After that year I stopped organizing in the collective but I attended the events. I was dealing with some pretty nasty stuff in my work life (after being sexually assaulted at work I had to choose between continuing to work with this man or loose my apprenticeship) and I wanted some sisterly solidarity. When I arrived at the event it had been organized instead to “tell survival stories”. At the time I was not personally strong enough to hear what was being said had. The event was small. As I went to leave a woman stopped me and said, “Why are you leaving?” When I tried to walk past her saying “I just don’t want to hear this”, she physically blocked my path saying, “Well you should, rape victims never get a chance to speak, I can believe you would ignore her”.  I feel now I would have had the confidence to stand up to this ‘marshal’ but at the time I did not.  Found it hard to sleep after this and it still upsets me thinking about it. I stepped back for organizing and attending Reclaim the Night and International Women’s Day events for a long time instead I expressed my feminism through my trade union.  Campaigning for maternity leave to be placed into EBAs, rights for casual workers and a decent sexual harassment policy within my union, for campaigns like the prochoice campaign and to stop cuts in services. I also became a person that when people had experienced sexual harassment or violence they sort out to help them through the process, including helping women to report of rape and sexual assaults to police.

 

I only became involved in an event this year in Fremantle because I spoke to a number of young feminists on my campus who were not relating to the world like this. Personally I found the attendance of men as supporters (probably about ¼ of the crowd) invigorating. It gave me hope that we can make change, that our daughters may grow up in a world where rape and assault are not at epidemic proportions.  I did not walk away as I have from so many other RtN events with the horrible sinking feeling that rape & assault are inevitable and that my own traumas would not be healed.

 

I am upset that this has been posted online rather than being bought up with the organisers on the night. I had specifically posted both in the comments on the before the event and in the general description of the event that, “We welcome all that support the goals of this event to attend.

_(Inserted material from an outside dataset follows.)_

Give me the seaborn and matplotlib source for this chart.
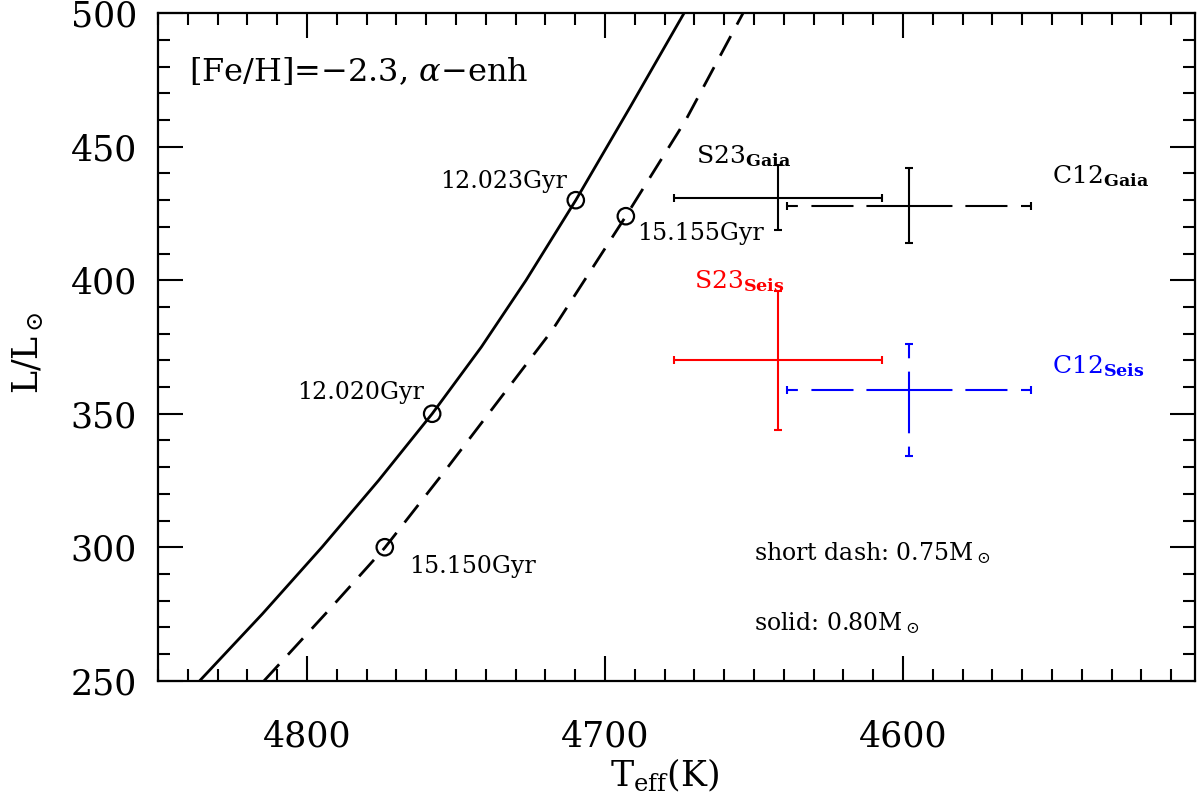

We will not tolerate the denigration of any other rally participants.” I feel that if we had known about the behavior of this man we could have asked him to leave easily. I did notice that one woman looked a little shaken on the night and I approach her twice once asking “Are you ok?” and another time saying “How are you feeling?”. It may have been the woman was the one that wrote this. Maybe not as  she may have been upset for other reasons. I know that the family of Jill Meagher lives in WA and I can’t imagine how they would have felt if they had attended the event. 

 

Personally I welcome the campaigns that were highlighted by the Union movement. For me they have a clear role in as leadership in many areas where men dominate challenging misogynist culture. The recent inclusion of the ASU and MUA in EBAs of “Domestic Violence Clauses” will change and save women’s lives. “[Anti Domestic] Violence Campaigner Phil Cleary believes his sister Vicki could have lived if a family violence agreement had been in place at her work. In 1987, Vicki was stabbed to death by her former boyfriend outside the Coburg kindergarten where she worked.” (Read more: http://www.theage.com.au/victoria/the-right-to-leave-20121026-28axr.html#ixzz2AYgeICgx) The campaign for better working conditions and better service by the unions present (including the campaign to save Warrawee Women’s Refuge) if successful will mean women have more financial security and more community support when leaving violence. The event in Australia has in different formulation to stop violence against women and for women to asset their right to be in public space. Reclaim the Night cannot ignore the violence that one third of women experience, intimate partner violence, we cannot ignore that this is a issue and only focus on claiming public space. We can’t ignore our fellow fighters, the women of the union movement and their allies, who are fighting this fight daily.

 

If we are talking about bodily autonomy I think that the question of rape being used as a weapon of war and Australia’s barbaric treatment of the women who flee this horror is a vital one. The detention enforces isolation and trauma amongst women who have had these experiences.  Whilst in detention refugee women lack basic bodily autonomy, like access to contraception, privacy and some experience sexual assault & rape.

 

 More broadly I find it a little disturbing that people are claiming the history of the event I feel this reflects an unhelpful tendency to speak on behalf of others. So far the only communication we have had from any one who has been involve in the original Reclaim the Night movement has been positive. Many women like myself ho have had a long history in the Reclaim the Night movement disagree with the version of history being presented. Reclaim the Night has been always autonomous, it has had immediate goals and policies on what role men should play. It has been the women that have planned, coordinated and led the event that have made these decisions year to year at each different location.

 

I think it is extremely important that the movement treats all women with dignity and respect. Also believe it is good to look at ourselves and the things that we hold are held as truths. It is not true that only those who articulate their experiences who have been victims of sexual assault, rape and violence. We know that domestic and sexual violence are at epidemic proportions and that the majority of women have experienced rape, sexual assault or harassment. Looking at crowd numbers this year compared to the last two years is interesting. While some groups chose not to be involved in this year, that has also been the case for the previous two years in Perth as well. Even if we look at just at the numbers of women who attend that were not part of any left or feminist organization we see a large amount of people choosing not to attend the events that have been held in previous years in Perth but choosing to attend this years Fremantle event. Some people have assert that this is because previous years events have been boycotted but this does not account for the lack of presents of non left or feminist organization aligned women.  Maybe it is also the case that the events in Perth were not speaking to women in a way they want to support. Why was it that many women asked if the safe was for trans women? Or safe for women who work in the sex industry to raise demands about safety? I had many phone calls asking if it will be an environment to bring kids, without graphic the details of sexual assault heard at other events? If these questions needed to be asked, we need to look at why.

 

We must ask ourselves are we choosing to listen to the loud voices? The voices that will not tolerate difference of opinion? Are we choosing to listen to the bullying voices? Or those who use their experience to silence others?

 

Or are we aiming to win the battle against rape culture and misogyny? Is what we are doing building strengthening a movement that asserts woman’s’ right to be safe? Can we build a movement led by women for our liberation, respectfully, together?